G8 children have their say


Children from the G8 nations have put their thoughts on how the world can be changed for the better to their leaders meeting in Gleneagles this week.

Almost 100 children aged between 14 and 16 spent three days developing a communique that has been presented to G8 summit chairman Tony Blair this afternoon.

The J8 summit, which involved eight schools from the UK, heard from experts on Africa and climate change before drawing up a list of subjects on which they think leaders of the world's richest countries should take action.

They call on the G8 to increase funding to meet the Millennium Development Goals, and in particular meet targets on universal primary education, reducing maternal mortality and tackling HIV/AIDs.

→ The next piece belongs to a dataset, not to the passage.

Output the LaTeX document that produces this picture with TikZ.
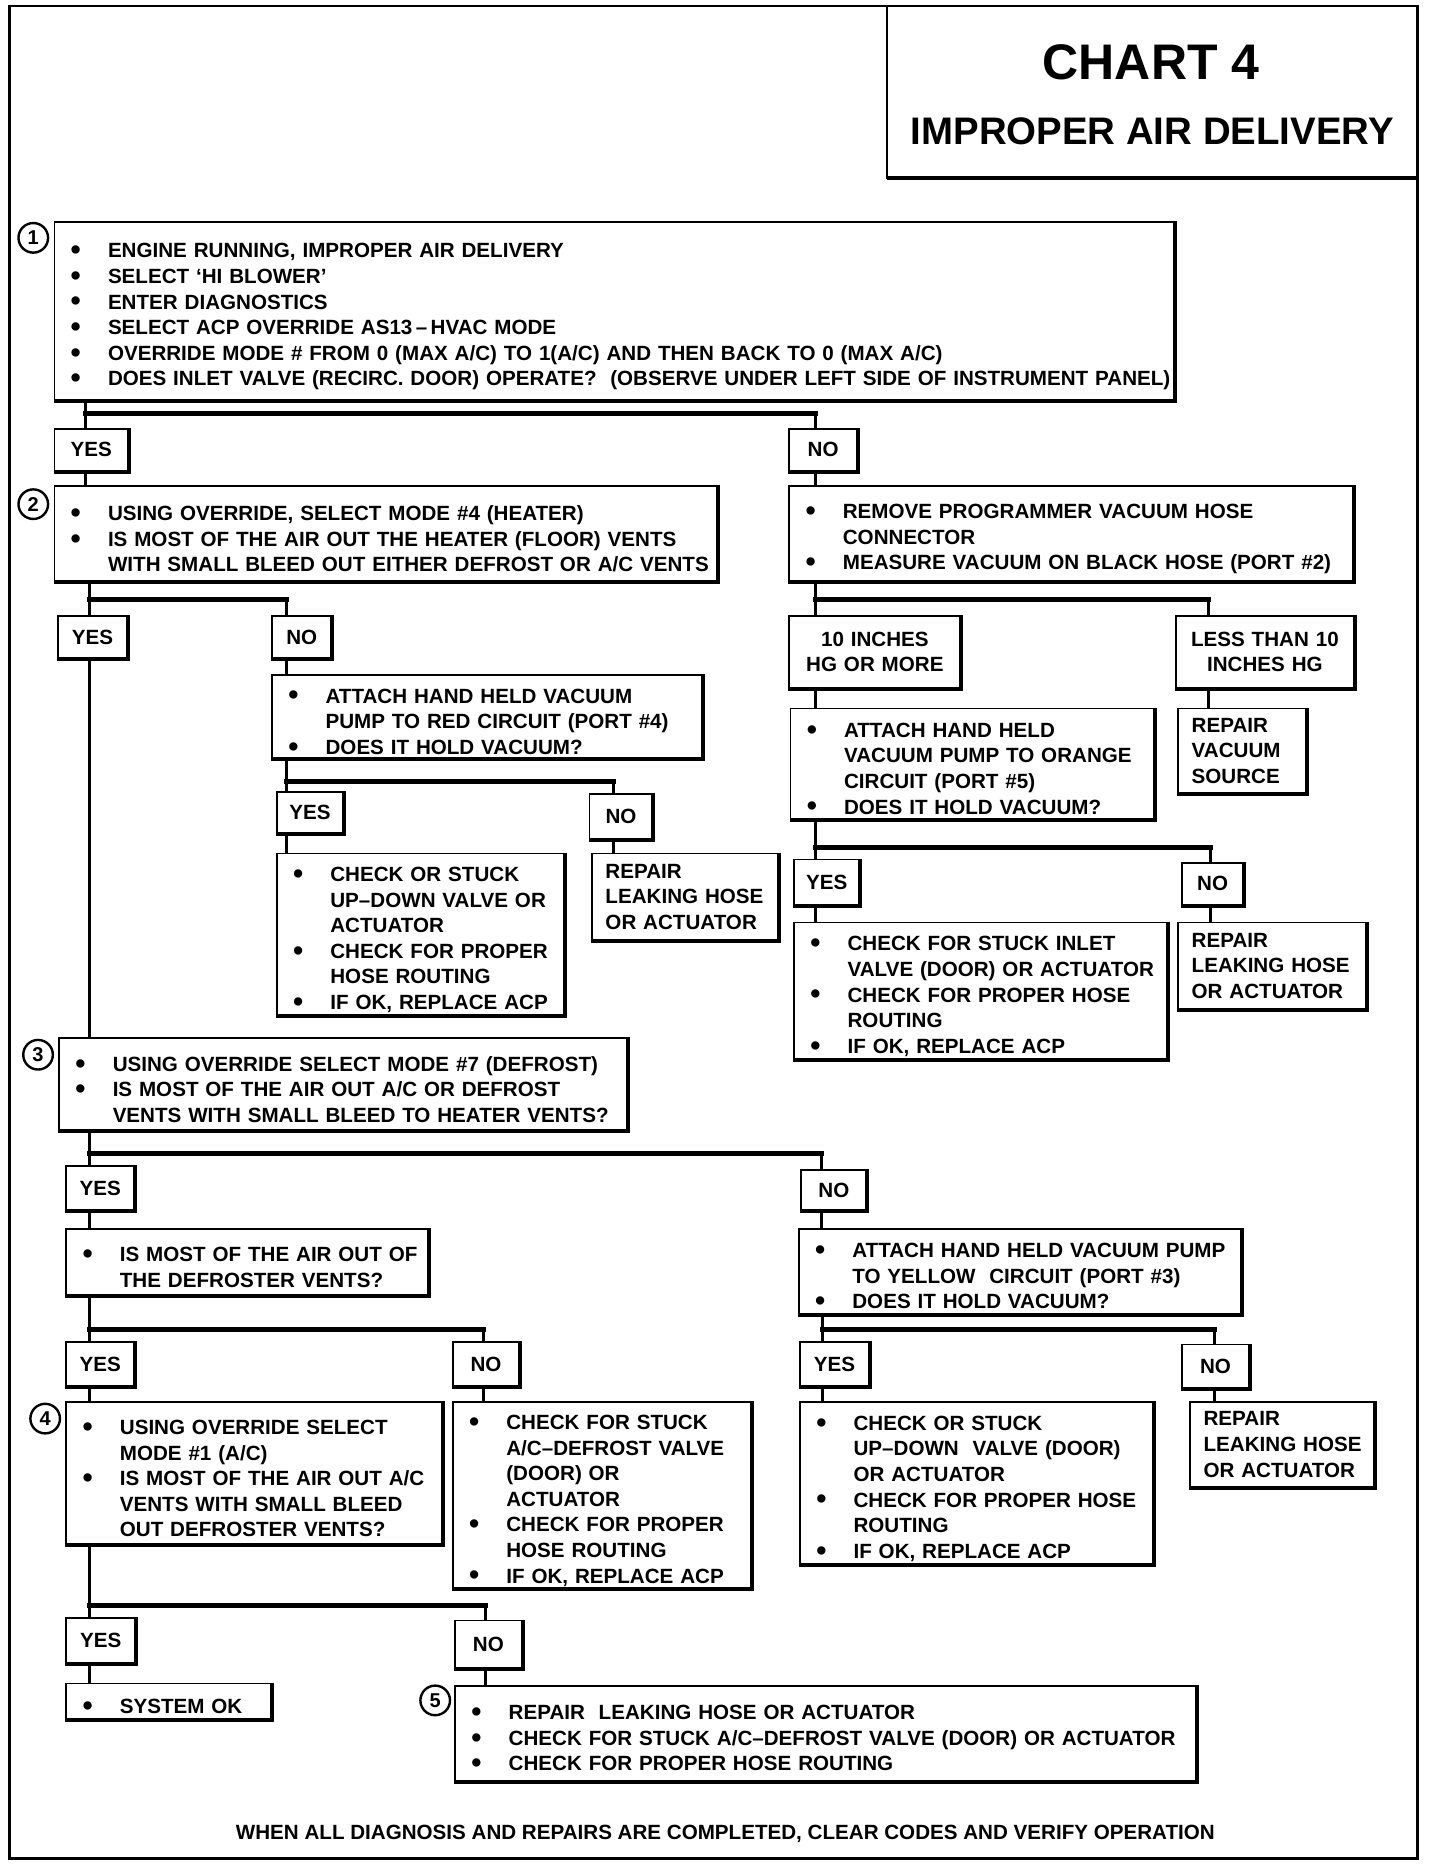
\documentclass[tikz,border=0pt]{standalone}
\usepackage{fontspec}
\setmainfont{Liberation Sans}
\newcommand\pxu{0.5946pt}
\newlength\bli \setlength\bli{26.8pt}
\newcommand\bul{\raisebox{-0.9pt}{\fontsize{14.5}{0}\selectfont\textbullet}}
\newcommand\itm{\par\noindent\hangindent=\bli\hangafter=1\leftskip=0pt\rightskip=-14pt plus 1fil\makebox[\bli][l]{\hspace{10.7pt}\makebox[0pt][c]{\bul}}}
\newcommand\pl{\noindent\leftskip=6.8pt\rightskip=-14pt plus 1fil\relax}
\newcommand\nl{\newline}
\tikzset{
  every node/.style={font=\bfseries\fontsize{10.3}{12.8}\selectfont},
  box/.style={draw, line width=0.9pt, anchor=north west, inner xsep=0pt, inner ysep=0pt, fill=white},
  shadowline/.style={line width=2pt},
  conn/.style={line width=1.5pt},
  bar/.style={line width=2.5pt, line cap=rect},
  framest/.style={line width=1.1pt},
  num/.style={circle, draw, line width=1.2pt, minimum size=14.8pt, inner sep=0pt, fill=white, font=\bfseries\fontsize{10}{10}\selectfont},
}
\newcommand\bx[7][]{%
  \pgfmathsetlengthmacro\bxw{#5*\pxu}%
  \pgfmathsetlengthmacro\bxh{#6*\pxu}%
  \node[box,minimum width=\bxw,minimum height=\bxh,text width=\bxw,#1] (#2) at (#3,#4) {#7\par};}
\begin{document}
\begin{tikzpicture}[x=0.5946pt,y=-0.5946pt]
\useasboundingbox (0,0) rectangle (1211,1576);
% frame and title
\draw[framest] (8,5) rectangle (1192,1563);
\draw[framest] (746,5) rectangle (1192,150);
\draw[shadowline] (746,150) -- (1192,150);
\node[font=\bfseries\fontsize{25}{28}\selectfont] (t1) at (968,52) {CHART 4};
\node[font=\bfseries\fontsize{19.2}{22}\selectfont] (t2) at (969,110) {IMPROPER AIR DELIVERY};

% boxes
\bx{b1}{45}{186}{942}{150}{\itm ENGINE RUNNING, IMPROPER AIR DELIVERY
\itm SELECT ‘HI BLOWER’
\itm ENTER DIAGNOSTICS
\itm SELECT ACP OVERRIDE AS13\,–\,HVAC MODE
\itm OVERRIDE MODE \# FROM 0 (MAX A/C) TO 1(A/C) AND THEN BACK TO 0 (MAX A/C)
\itm DOES INLET VALVE (RECIRC. DOOR) OPERATE?\ \ (OBSERVE UNDER LEFT SIDE OF INSTRUMENT PANEL)}
\bx[align=center]{yes1}{45}{360}{62}{35}{YES}
\bx[align=center]{no1}{663}{360}{57}{35}{NO}
\bx{b2}{45}{408}{557}{80}{\itm USING OVERRIDE, SELECT MODE \#4 (HEATER)
\itm IS MOST OF THE AIR OUT THE HEATER (FLOOR) VENTS\nl WITH SMALL BLEED OUT EITHER DEFROST OR A/C VENTS}
\bx{b2n}{663}{408}{474}{80}{\itm REMOVE PROGRAMMER VACUUM HOSE\nl CONNECTOR
\itm MEASURE VACUUM ON BLACK HOSE (PORT \#2)}
\bx[align=center]{y2}{48}{517}{58}{36}{YES}
\bx[align=center]{n2}{228}{517}{50}{36}{NO}
\bx[align=center]{ten}{663}{517}{144}{61}{10 INCHES\\HG OR MORE}
\bx[align=center]{less}{988}{517}{150}{61}{LESS THAN 10\\INCHES HG}
\bx{red}{228}{567}{362}{70}{\itm ATTACH HAND HELD VACUUM\nl PUMP TO RED CIRCUIT (PORT \#4)
\itm DOES IT HOLD VACUUM?}
\bx{orange}{664}{595}{306}{93}{\itm ATTACH HAND HELD\nl VACUUM PUMP TO ORANGE\nl CIRCUIT (PORT \#5)
\itm DOES IT HOLD VACUUM?}
\bx{rvs}{990}{595}{108}{71}{\pl REPAIR\nl VACUUM\nl SOURCE}
\bx[align=center]{y3}{232}{665}{56}{35}{YES}
\bx[align=center]{n3}{495}{667}{53}{38}{NO}
\bx{chk1}{232}{717}{242}{136}{\itm CHECK OR STUCK\nl UP–DOWN VALVE OR\nl ACTUATOR
\itm CHECK FOR PROPER\nl HOSE ROUTING
\itm IF OK, REPLACE ACP}
\bx{rep1}{497}{717}{157}{73}{\pl REPAIR\nl LEAKING HOSE\nl OR ACTUATOR}
\bx[align=center]{y4}{667}{722}{55}{38}{YES}
\bx[align=center]{n4}{993}{725}{52}{35}{NO}
\bx{chk2}{667}{775}{314}{115}{\itm CHECK FOR STUCK INLET\nl VALVE (DOOR) OR ACTUATOR
\itm CHECK FOR PROPER HOSE\nl ROUTING
\itm IF OK, REPLACE ACP}
\bx{rep2}{990}{775}{158}{73}{\pl REPAIR\nl LEAKING HOSE\nl OR ACTUATOR}
\bx{b3}{49}{872}{478}{78}{\itm USING OVERRIDE SELECT MODE \#7 (DEFROST)
\itm IS MOST OF THE AIR OUT A/C OR DEFROST\nl VENTS WITH SMALL BLEED TO HEATER VENTS?}
\bx[align=center]{y5}{55}{980}{57}{37}{YES}
\bx[align=center]{n5}{673}{983}{55}{34}{NO}
\bx{def}{55}{1033}{304}{55}{\itm IS MOST OF THE AIR OUT OF\nl THE DEFROSTER VENTS?}
\bx{yel}{671}{1033}{372}{71}{\itm ATTACH HAND HELD VACUUM PUMP\nl TO YELLOW\ \ CIRCUIT (PORT \#3)
\itm DOES IT HOLD VACUUM?}
\bx[align=center]{y6}{55}{1128}{57}{37}{YES}
\bx[align=center]{n6}{380}{1128}{56}{37}{NO}
\bx[align=center]{y7}{672}{1128}{58}{37}{YES}
\bx[align=center]{n7}{993}{1130}{57}{37}{NO}
\bx{b4}{55}{1178}{316}{120}{\itm USING OVERRIDE SELECT\nl MODE \#1 (A/C)
\itm IS MOST OF THE AIR OUT A/C\nl VENTS WITH SMALL BLEED\nl OUT DEFROSTER VENTS?}
\bx{chk3}{380}{1178}{251}{157}{\itm CHECK FOR STUCK\nl A/C–DEFROST VALVE\nl (DOOR) OR\nl ACTUATOR
\itm CHECK FOR PROPER\nl HOSE ROUTING
\itm IF OK, REPLACE ACP}
\bx{chk4}{672}{1178}{297}{137}{\itm CHECK OR STUCK\nl UP–DOWN\ \ VALVE (DOOR)\nl OR ACTUATOR
\itm CHECK FOR PROPER HOSE\nl ROUTING
\itm IF OK, REPLACE ACP}
\bx{rep3}{1000}{1178}{155}{72}{\pl REPAIR\nl LEAKING HOSE\nl OR ACTUATOR}
\bx[align=center]{y8}{55}{1360}{58}{38}{YES}
\bx[align=center]{n8}{382}{1362}{56}{40}{NO}
\bx{ok}{55}{1415}{172}{30}{\itm SYSTEM OK}
\bx{b5}{382}{1417}{623}{80}{\itm REPAIR\ \ LEAKING HOSE OR ACTUATOR
\itm CHECK FOR STUCK A/C–DEFROST VALVE (DOOR) OR ACTUATOR
\itm CHECK FOR PROPER HOSE ROUTING}

\foreach \n in {b1,yes1,no1,b2,b2n,y2,n2,ten,less,red,orange,rvs,y3,n3,chk1,rep1,y4,n4,chk2,rep2,b3,y5,n5,def,yel,y6,n6,y7,n7,b4,chk3,chk4,rep3,y8,n8,ok,b5}
  \draw[shadowline] (\n.north east) -- (\n.south east) -- (\n.south west);

% step numbers
\node[num] (c1) at (28,200) {1};
\node[num] (c2) at (28,424) {2};
\node[num] (c3) at (32,887) {3};
\node[num] (c4) at (38,1193) {4};
\node[num] (c5) at (366,1430) {5};

% connectors
\coordinate (jA) at (72,348); \coordinate (jB) at (686,348);
\draw[conn] (b1.south -| jA) -- (yes1.north -| jA);
\draw[bar] (jA) -- (jB);
\draw[conn] (jB) -- (no1.north -| jB);
\draw[conn] (yes1.south -| jA) -- (b2.north -| jA);
\draw[conn] (no1.south -| jB) -- (b2n.north -| jB);

\coordinate (jC) at (75,504); \coordinate (jD) at (241,504);
\draw[conn] (b2.south -| jC) -- (y2.north -| jC);
\draw[bar] (jC) -- (jD);
\draw[conn] (jD) -- (n2.north -| jD);
\draw[conn] (y2.south -| jC) -- (b3.north -| jC);
\draw[conn] (n2.south -| jD) -- (red.north -| jD);

\coordinate (jE) at (241,657); \coordinate (jF) at (516,657);
\draw[conn] (red.south -| jE) -- (y3.north -| jE);
\draw[bar] (jE) -- (jF);
\draw[conn] (jF) -- (n3.north -| jF);
\draw[conn] (y3.south -| jE) -- (chk1.north -| jE);
\draw[conn] (n3.south -| jF) -- (rep1.north -| jF);

\coordinate (jG) at (686,504); \coordinate (jH) at (1016,504);
\draw[conn] (b2n.south -| jG) -- (ten.north -| jG);
\draw[bar] (jG) -- (jH);
\draw[conn] (jH) -- (less.north -| jH);
\draw[conn] (ten.south -| jG) -- (orange.north -| jG);
\draw[conn] (less.south -| jH) -- (rvs.north -| jH);

\coordinate (jI) at (686,713); \coordinate (jJ) at (1018,713);
\draw[conn] (orange.south -| jI) -- (y4.north -| jI);
\draw[bar] (jI) -- (jJ);
\draw[conn] (jJ) -- (n4.north -| jJ);
\draw[conn] (y4.south -| jI) -- (chk2.north -| jI);
\draw[conn] (n4.south -| jJ) -- (rep2.north -| jJ);

\coordinate (jK) at (75,970); \coordinate (jL) at (691,970);
\draw[conn] (b3.south -| jK) -- (y5.north -| jK);
\draw[bar] (jK) -- (jL);
\draw[conn] (jL) -- (n5.north -| jL);
\draw[conn] (y5.south -| jK) -- (def.north -| jK);
\draw[conn] (n5.south -| jL) -- (yel.north -| jL);

\coordinate (jM) at (75,1118); \coordinate (jN) at (407,1118);
\draw[conn] (def.south -| jM) -- (y6.north -| jM);
\draw[bar] (jM) -- (jN);
\draw[conn] (jN) -- (n6.north -| jN);
\draw[conn] (y6.south -| jM) -- (b4.north -| jM);
\draw[conn] (n6.south -| jN) -- (chk3.north -| jN);

\coordinate (jO) at (692,1118); \coordinate (jP) at (1021,1118);
\draw[conn] (yel.south -| jO) -- (y7.north -| jO);
\draw[bar] (jO) -- (jP);
\draw[conn] (jP) -- (n7.north -| jP);
\draw[conn] (y7.south -| jO) -- (chk4.north -| jO);
\draw[conn] (n7.south -| jP) -- (rep3.north -| jP);

\coordinate (jQ) at (75,1350); \coordinate (jR) at (408,1350);
\draw[conn] (b4.south -| jQ) -- (y8.north -| jQ);
\draw[bar] (jQ) -- (jR);
\draw[conn] (jR) -- (n8.north -| jR);
\draw[conn] (y8.south -| jQ) -- (ok.north -| jQ);
\draw[conn] (n8.south -| jR) -- (b5.north -| jR);

% footer
\node (foot) at (610,1542) {WHEN ALL DIAGNOSIS AND REPAIRS ARE COMPLETED, CLEAR CODES AND VERIFY OPERATION};
\end{tikzpicture}
\end{document}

The leaders of Britain, France, Germany, the US, Russia, Japan and Italy are also being urged to invest in renewable energies and promote understanding of climate change.

Schools minister Jacqui Smith said: "I was delighted to meet so many young people from the UK and abroad who are so passionate about global issues.

"The J8 programme has been a fantastic opportunity for young people to study important issues and make their views heard. This really is citizenship in action."

John Crompton from Morgan Stanley, which sponsored the project, added: "The young people here want the G8 leaders to listen to their plans, we can't keep ignoring the global threat of climate change or the challenges facing the African people."